## Dataset extract

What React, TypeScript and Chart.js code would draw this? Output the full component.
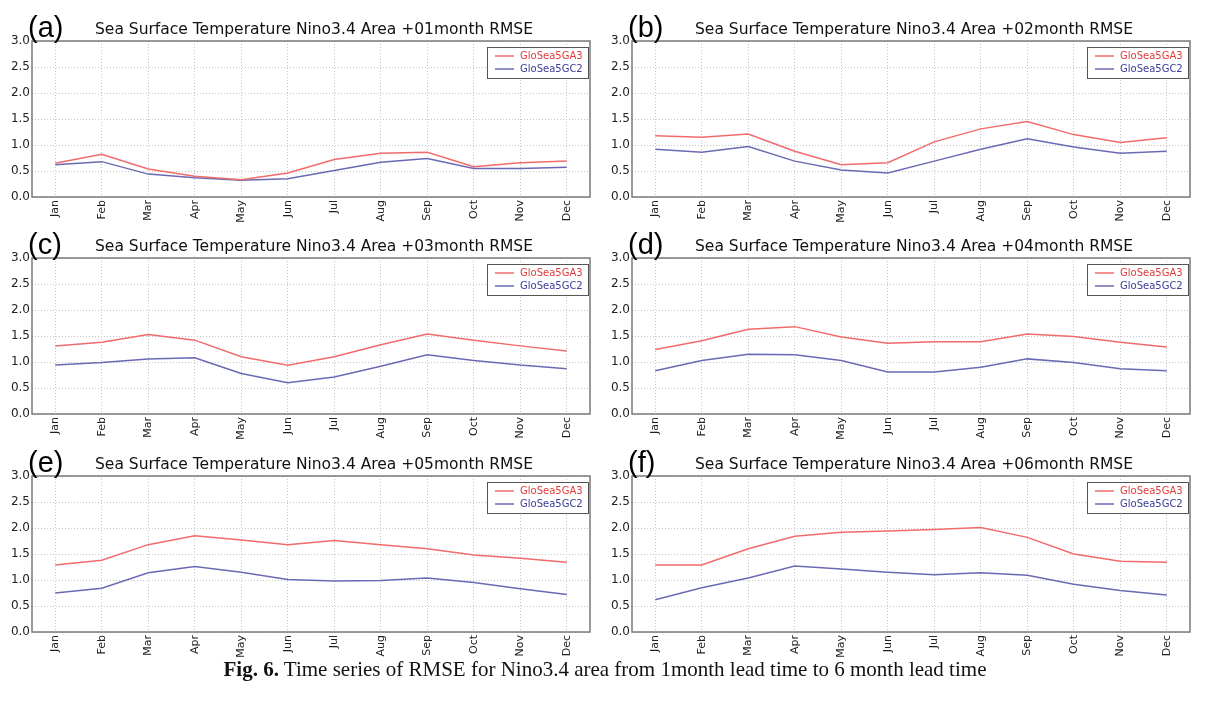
import React, { useEffect, useRef } from "react";
import { Chart, registerables } from "chart.js";

Chart.register(...registerables);

const months = ["Jan", "Feb", "Mar", "Apr", "May", "Jun", "Jul", "Aug", "Sep", "Oct", "Nov", "Dec"];
const yTickValues = [0, 0.5, 1.0, 1.5, 2.0, 2.5, 3.0];
const seriesNames = ["GloSea5GA3", "GloSea5GC2"];
const panelLetters = ["(a)", "(b)", "(c)", "(d)", "(e)", "(f)"];
const leadLabels = ["+01month", "+02month", "+03month", "+04month", "+05month", "+06month"];

const ga3Lead1 = [0.65, 0.82, 0.54, 0.4, 0.33, 0.46, 0.72, 0.84, 0.86, 0.58, 0.66, 0.69];
const gc2Lead1 = [0.62, 0.68, 0.44, 0.37, 0.32, 0.35, 0.51, 0.67, 0.74, 0.55, 0.55, 0.57];
const ga3Lead2 = [1.18, 1.15, 1.21, 0.88, 0.62, 0.66, 1.06, 1.31, 1.45, 1.2, 1.05, 1.14];
const gc2Lead2 = [0.92, 0.86, 0.97, 0.69, 0.52, 0.46, 0.69, 0.92, 1.12, 0.96, 0.84, 0.88];
const ga3Lead3 = [1.31, 1.38, 1.53, 1.42, 1.1, 0.94, 1.1, 1.33, 1.54, 1.42, 1.31, 1.21];
const gc2Lead3 = [0.94, 0.99, 1.06, 1.08, 0.78, 0.6, 0.71, 0.92, 1.14, 1.03, 0.94, 0.87];
const ga3Lead4 = [1.24, 1.41, 1.63, 1.68, 1.48, 1.36, 1.39, 1.39, 1.54, 1.49, 1.38, 1.29];
const gc2Lead4 = [0.83, 1.03, 1.15, 1.14, 1.03, 0.81, 0.81, 0.9, 1.06, 0.99, 0.87, 0.83];
const ga3Lead5 = [1.29, 1.38, 1.68, 1.85, 1.77, 1.68, 1.76, 1.68, 1.6, 1.48, 1.42, 1.34];
const gc2Lead5 = [0.75, 0.84, 1.14, 1.26, 1.15, 1.01, 0.98, 0.99, 1.04, 0.95, 0.83, 0.72];
const ga3Lead6 = [1.29, 1.29, 1.6, 1.84, 1.92, 1.94, 1.97, 2.01, 1.82, 1.5, 1.36, 1.34];
const gc2Lead6 = [0.62, 0.85, 1.04, 1.27, 1.21, 1.15, 1.1, 1.14, 1.09, 0.92, 0.8, 0.71];

const ga3All = [ga3Lead1, ga3Lead2, ga3Lead3, ga3Lead4, ga3Lead5, ga3Lead6];
const gc2All = [gc2Lead1, gc2Lead2, gc2Lead3, gc2Lead4, gc2Lead5, gc2Lead6];

const RED_LINE = "#f26b6b";
const BLUE_LINE = "#6a6ab4";
const RED_TEXT = "#e23a3a";
const BLUE_TEXT = "#3c3c9a";

const CANVAS_W = 600;
const CANVAS_H = 230;
const PLOT_TOP = 41;
const PLOT_BOTTOM = 197;
const Y_AXIS_W = 32;

function Panel(props: { index: number; left: number; top: number }) {
  const ref = useRef<HTMLCanvasElement>(null);
  const { index, left, top } = props;
  useEffect(() => {
    const canvas = ref.current;
    if (!canvas) return;
    const title = "Sea Surface Temperature Nino3.4 Area " + leadLabels[index] + " RMSE";
    const letter = panelLetters[index];
    const decor = {
      id: "decor",
      afterDatasetsDraw(chart: any) {
        const { ctx, chartArea } = chart;
        const { left: l, right: r, top: t, bottom: b } = chartArea;
        ctx.save();
        // frame
        ctx.strokeStyle = "#7a7a7a";
        ctx.lineWidth = 1.5;
        ctx.strokeRect(l, t, r - l, b - t);
        // legend
        const bw = 101;
        const bh = 31;
        const bx = r - bw - 2;
        const by = t + 6;
        ctx.fillStyle = "#ffffff";
        ctx.fillRect(bx, by, bw, bh);
        ctx.strokeStyle = "#555555";
        ctx.lineWidth = 1;
        ctx.strokeRect(bx + 0.5, by + 0.5, bw, bh);
        const cols = [RED_LINE, BLUE_LINE];
        const tcols = [RED_TEXT, BLUE_TEXT];
        ctx.font = '10px "DejaVu Sans"';
        ctx.textAlign = "left";
        ctx.textBaseline = "middle";
        for (let i = 0; i < 2; i++) {
          const yy = by + 9 + i * 13;
          ctx.strokeStyle = cols[i];
          ctx.lineWidth = 1.5;
          ctx.beginPath();
          ctx.moveTo(bx + 8, yy);
          ctx.lineTo(bx + 27, yy);
          ctx.stroke();
          ctx.fillStyle = tcols[i];
          ctx.fillText(seriesNames[i], bx + 33, yy);
        }
        // title
        ctx.fillStyle = "#111111";
        ctx.font = '15.5px "DejaVu Sans"';
        ctx.textAlign = "center";
        ctx.textBaseline = "middle";
        ctx.fillText(title, (l + r) / 2 + 3, t - 11);
        // panel letter
        ctx.font = '29px "Liberation Sans"';
        ctx.textAlign = "left";
        ctx.textBaseline = "alphabetic";
        ctx.fillStyle = "#000000";
        ctx.fillText(letter, l - 4, t - 4);
        ctx.restore();
      },
    };
    const chart = new Chart(canvas, {
      type: "line",
      data: {
        labels: months,
        datasets: [
          {
            label: seriesNames[0],
            data: ga3All[index],
            borderColor: RED_LINE,
            backgroundColor: RED_LINE,
            borderWidth: 1.5,
            pointRadius: 0,
            tension: 0,
            fill: false,
          },
          {
            label: seriesNames[1],
            data: gc2All[index],
            borderColor: BLUE_LINE,
            backgroundColor: BLUE_LINE,
            borderWidth: 1.5,
            pointRadius: 0,
            tension: 0,
            fill: false,
          },
        ],
      },
      options: {
        responsive: false,
        animation: false,
        events: [],
        layout: { padding: { top: PLOT_TOP, right: 10, left: 0, bottom: 0 } },
        plugins: {
          legend: { display: false },
          title: { display: false },
          tooltip: { enabled: false },
        },
        scales: {
          x: {
            type: "category",
            offset: true,
            grid: { color: "#c4c4c4", lineWidth: 1, drawTicks: false, offset: false },
            border: { display: false, dash: [1, 2] },
            ticks: {
              color: "#222222",
              font: { family: "DejaVu Sans", size: 11 },
              minRotation: 90,
              maxRotation: 90,
              padding: 3,
              autoSkip: false,
            },
            afterFit(scale: any) {
              scale.height = CANVAS_H - PLOT_BOTTOM;
            },
          },
          y: {
            min: yTickValues[0],
            max: yTickValues[yTickValues.length - 1],
            afterBuildTicks(scale: any) {
              scale.ticks = yTickValues.map((v) => ({ value: v }));
            },
            grid: { color: "#c4c4c4", lineWidth: 1, drawTicks: false },
            border: { display: false, dash: [1, 2] },
            ticks: {
              color: "#222222",
              font: { family: "DejaVu Sans", size: 12 },
              padding: 2,
              callback: (v: any) => Number(v).toFixed(1),
            },
            afterFit(scale: any) {
              scale.width = Y_AXIS_W;
            },
          },
        },
      },
      plugins: [decor],
    } as any);
    return () => chart.destroy();
  }, [index]);
  return (
    <canvas
      ref={ref}
      width={CANVAS_W}
      height={CANVAS_H}
      style={{ position: "absolute", left, top, width: CANVAS_W, height: CANVAS_H }}
    />
  );
}

const rowTops = [0, 217, 435];
const colLefts = [0, 600];

export default function App() {
  const panels = [];
  for (let i = 0; i < 6; i++) {
    const r = Math.floor(i / 2);
    const c = i % 2;
    panels.push(<Panel key={i} index={i} left={colLefts[c]} top={rowTops[r]} />);
  }
  return (
    <div
      style={{
        position: "absolute",
        left: 0,
        top: 0,
        width: 1210,
        height: 712,
        background: "#ffffff",
        overflow: "hidden",
      }}
    >
      {panels}
      <div
        style={{
          position: "absolute",
          left: 0,
          top: 656,
          width: 1210,
          textAlign: "center",
          fontFamily: '"Liberation Serif", serif',
          fontSize: 21,
          color: "#111",
          lineHeight: "26px",
        }}
      >
        <b>Fig. 6.</b> Time series of RMSE for Nino3.4 area from 1month lead time to 6 month lead time
      </div>
    </div>
  );
}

## Exercise description
Pull out every line in the material above where "React" occurs.

## Solution to this task
What React, TypeScript and Chart.js code would draw this? Output the full component.
import React, { useEffect, useRef } from "react";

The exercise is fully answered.